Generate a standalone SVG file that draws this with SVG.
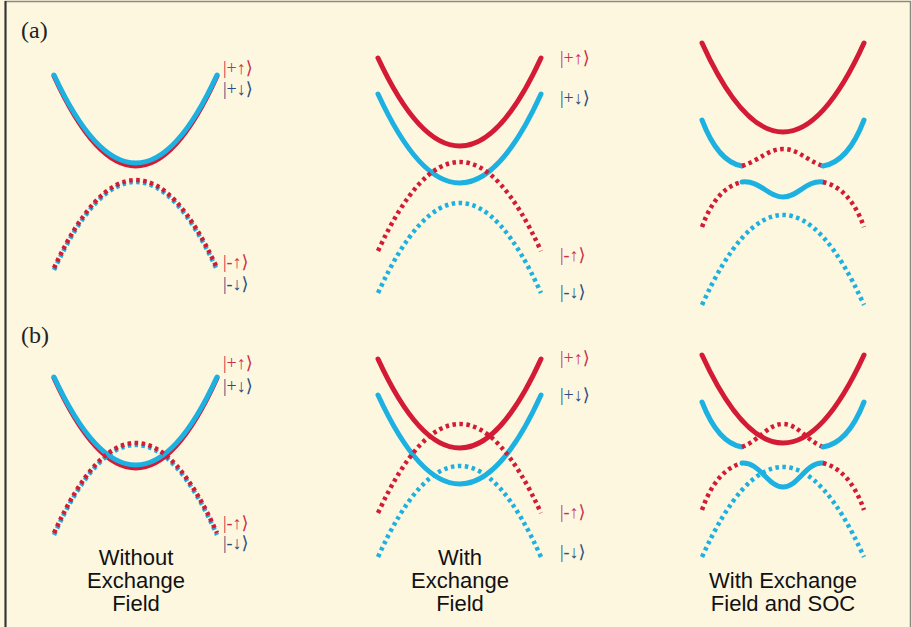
<svg xmlns="http://www.w3.org/2000/svg" width="912" height="627" viewBox="0 0 912 627">
<style>
.bg{fill:#FDF7E0}
.s{fill:none;stroke-width:5;stroke-linecap:round}
.d{fill:none;stroke-width:4.5;stroke-dasharray:3.5 3.5}
.r{stroke:#D31B36}
.b{stroke:#1CB1E0}
.lr{fill:#C9304A;font-family:"Liberation Serif","DejaVu Serif",serif;font-size:18px}
.lb{fill:#2B4E82;font-family:"Liberation Serif","DejaVu Serif",serif;font-size:18px}
.pl{fill:#222;font-family:"Liberation Serif",serif;font-size:24px}
.cap{fill:#111;font-family:"Liberation Sans",Arial,sans-serif;font-size:22px;text-anchor:middle}
</style>
<rect class="bg" x="0" y="0" width="912" height="627"/>
<rect x="5.5" y="1.5" width="905" height="630" fill="none" stroke="#8A8A80" stroke-width="1.5"/>
<line x1="5.5" y1="1" x2="5.5" y2="627" stroke="#333" stroke-width="2"/>
<text class="pl" x="21" y="38">(a)</text>
<text class="pl" x="21" y="343">(b)</text>
<g id="connectors">
<path class="s r" d="M54,76 Q136,256 217,76"/>
<path class="s b" d="M54,75 Q136,251 217,75"/>
<path class="d b" d="M54,270 Q136,94 217,270"/>
<path class="d r" d="M54,268 Q136,92 217,268"/>
<path class="s r" d="M378,58 Q460,234 541,58"/>
<path class="s b" d="M378,94 Q460,272 541,94"/>
<path class="d r" d="M378,251 Q460,73 541,251"/>
<path class="d b" d="M378,293 Q460,113 541,293"/>
<path class="s r" d="M702,43 Q783,221 864,43"/>
<path class="s b" d="M702,120 Q718,162 742,166"/>
<path class="d r" d="M742,166 C760,160 768,149 783,149 C798,149 806,160 823,166"/>
<path class="s b" d="M823,166 Q848,162 864,120"/>
<path class="d r" d="M702,227 Q716,188 742,182"/>
<path class="s b" d="M742,182 C760,180 768,197 783,197 C798,197 806,180 823,182"/>
<path class="d r" d="M823,182 Q850,188 864,227"/>
<path class="d b" d="M702,305 Q783,125 864,305"/>
<path class="s r" d="M54,378 Q136,558 217,378"/>
<path class="s b" d="M54,377 Q136,553 217,377"/>
<path class="d b" d="M54,535 Q136,355 217,535"/>
<path class="d r" d="M54,533 Q136,353 217,533"/>
<path class="s r" d="M378,359 Q460,537 541,359"/>
<path class="s b" d="M378,395 Q460,573 541,395"/>
<path class="d r" d="M378,513 Q460,335 541,513"/>
<path class="d b" d="M378,557 Q460,375 541,557"/>
<path class="s r" d="M702,355 Q783,531 864,355"/>
<path class="s b" d="M702,402 Q718,443 742,447"/>
<path class="d r" d="M742,447 C760,440 768,424 783,424 C798,424 806,440 823,447"/>
<path class="s b" d="M823,447 Q848,443 864,402"/>
<path class="d r" d="M702,510 Q716,470 742,463"/>
<path class="s b" d="M742,463 C760,462 768,487 783,487 C798,487 806,462 823,463"/>
<path class="d r" d="M823,463 Q850,470 864,510"/>
<path class="d b" d="M702,557 Q783,377 864,557"/>
</g>
<g id="labels-a1">
<text class="lr" x="223" y="74">|+↑⟩</text>
<text class="lb" x="223" y="95">|+↓⟩</text>
<text class="lr" x="223" y="268">|-↑⟩</text>
<text class="lb" x="223" y="290">|-↓⟩</text>
</g>
<g id="labels-a2">
<text class="lr" x="560" y="64">|+↑⟩</text>
<text class="lb" x="560" y="104">|+↓⟩</text>
<text class="lr" x="560" y="261">|-↑⟩</text>
<text class="lb" x="560" y="298">|-↓⟩</text>
</g>
<g id="labels-b1">
<text class="lr" x="223" y="369">|+↑⟩</text>
<text class="lb" x="223" y="392">|+↓⟩</text>
<text class="lr" x="223" y="529">|-↑⟩</text>
<text class="lb" x="223" y="549">|-↓⟩</text>
</g>
<g id="labels-b2">
<text class="lr" x="560" y="364">|+↑⟩</text>
<text class="lb" x="560" y="401">|+↓⟩</text>
<text class="lr" x="560" y="518">|-↑⟩</text>
<text class="lb" x="560" y="558">|-↓⟩</text>
</g>
<g id="caption1">
<text class="cap" x="136" y="565">Without</text>
<text class="cap" x="136" y="588">Exchange</text>
<text class="cap" x="136" y="611">Field</text>
</g>
<g id="caption2">
<text class="cap" x="460" y="565">With</text>
<text class="cap" x="460" y="588">Exchange</text>
<text class="cap" x="460" y="611">Field</text>
</g>
<g id="caption3">
<text class="cap" x="783" y="588">With Exchange</text>
<text class="cap" x="783" y="611">Field and SOC</text>
</g>
</svg>
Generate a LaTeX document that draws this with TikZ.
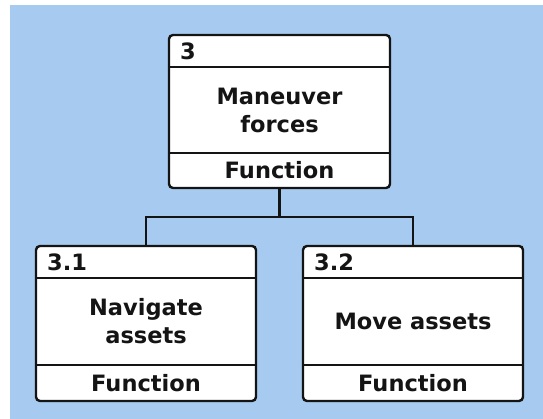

WORK TO BE COMPLETED – Repeat each entry exactly as it appears; skip any picture.

SOLUTION –
Generate a standalone SVG file that draws this with SVG.
<svg xmlns="http://www.w3.org/2000/svg" width="912" height="627" viewBox="0 0 912 627">
<style>
.bg{fill:#FDF7E0}
.s{fill:none;stroke-width:5;stroke-linecap:round}
.d{fill:none;stroke-width:4.5;stroke-dasharray:3.5 3.5}
.r{stroke:#D31B36}
.b{stroke:#1CB1E0}
.lr{fill:#C9304A;font-family:"Liberation Serif","DejaVu Serif",serif;font-size:18px}
.lb{fill:#2B4E82;font-family:"Liberation Serif","DejaVu Serif",serif;font-size:18px}
.pl{fill:#222;font-family:"Liberation Serif",serif;font-size:24px}
.cap{fill:#111;font-family:"Liberation Sans",Arial,sans-serif;font-size:22px;text-anchor:middle}
</style>
<rect class="bg" x="0" y="0" width="912" height="627"/>
<rect x="5.5" y="1.5" width="905" height="630" fill="none" stroke="#8A8A80" stroke-width="1.5"/>
<line x1="5.5" y1="1" x2="5.5" y2="627" stroke="#333" stroke-width="2"/>
<text class="pl" x="21" y="38">(a)</text>
<text class="pl" x="21" y="343">(b)</text>
<g id="connectors">
<path class="s r" d="M54,76 Q136,256 217,76"/>
<path class="s b" d="M54,75 Q136,251 217,75"/>
<path class="d b" d="M54,270 Q136,94 217,270"/>
<path class="d r" d="M54,268 Q136,92 217,268"/>
<path class="s r" d="M378,58 Q460,234 541,58"/>
<path class="s b" d="M378,94 Q460,272 541,94"/>
<path class="d r" d="M378,251 Q460,73 541,251"/>
<path class="d b" d="M378,293 Q460,113 541,293"/>
<path class="s r" d="M702,43 Q783,221 864,43"/>
<path class="s b" d="M702,120 Q718,162 742,166"/>
<path class="d r" d="M742,166 C760,160 768,149 783,149 C798,149 806,160 823,166"/>
<path class="s b" d="M823,166 Q848,162 864,120"/>
<path class="d r" d="M702,227 Q716,188 742,182"/>
<path class="s b" d="M742,182 C760,180 768,197 783,197 C798,197 806,180 823,182"/>
<path class="d r" d="M823,182 Q850,188 864,227"/>
<path class="d b" d="M702,305 Q783,125 864,305"/>
<path class="s r" d="M54,378 Q136,558 217,378"/>
<path class="s b" d="M54,377 Q136,553 217,377"/>
<path class="d b" d="M54,535 Q136,355 217,535"/>
<path class="d r" d="M54,533 Q136,353 217,533"/>
<path class="s r" d="M378,359 Q460,537 541,359"/>
<path class="s b" d="M378,395 Q460,573 541,395"/>
<path class="d r" d="M378,513 Q460,335 541,513"/>
<path class="d b" d="M378,557 Q460,375 541,557"/>
<path class="s r" d="M702,355 Q783,531 864,355"/>
<path class="s b" d="M702,402 Q718,443 742,447"/>
<path class="d r" d="M742,447 C760,440 768,424 783,424 C798,424 806,440 823,447"/>
<path class="s b" d="M823,447 Q848,443 864,402"/>
<path class="d r" d="M702,510 Q716,470 742,463"/>
<path class="s b" d="M742,463 C760,462 768,487 783,487 C798,487 806,462 823,463"/>
<path class="d r" d="M823,463 Q850,470 864,510"/>
<path class="d b" d="M702,557 Q783,377 864,557"/>
</g>
<g id="labels-a1">
<text class="lr" x="223" y="74">|+↑⟩</text>
<text class="lb" x="223" y="95">|+↓⟩</text>
<text class="lr" x="223" y="268">|-↑⟩</text>
<text class="lb" x="223" y="290">|-↓⟩</text>
</g>
<g id="labels-a2">
<text class="lr" x="560" y="64">|+↑⟩</text>
<text class="lb" x="560" y="104">|+↓⟩</text>
<text class="lr" x="560" y="261">|-↑⟩</text>
<text class="lb" x="560" y="298">|-↓⟩</text>
</g>
<g id="labels-b1">
<text class="lr" x="223" y="369">|+↑⟩</text>
<text class="lb" x="223" y="392">|+↓⟩</text>
<text class="lr" x="223" y="529">|-↑⟩</text>
<text class="lb" x="223" y="549">|-↓⟩</text>
</g>
<g id="labels-b2">
<text class="lr" x="560" y="364">|+↑⟩</text>
<text class="lb" x="560" y="401">|+↓⟩</text>
<text class="lr" x="560" y="518">|-↑⟩</text>
<text class="lb" x="560" y="558">|-↓⟩</text>
</g>
<g id="caption1">
<text class="cap" x="136" y="565">Without</text>
<text class="cap" x="136" y="588">Exchange</text>
<text class="cap" x="136" y="611">Field</text>
</g>
<g id="caption2">
<text class="cap" x="460" y="565">With</text>
<text class="cap" x="460" y="588">Exchange</text>
<text class="cap" x="460" y="611">Field</text>
</g>
<g id="caption3">
<text class="cap" x="783" y="588">With Exchange</text>
<text class="cap" x="783" y="611">Field and SOC</text>
</g>
</svg>
Generate a LaTeX document that draws this with TikZ.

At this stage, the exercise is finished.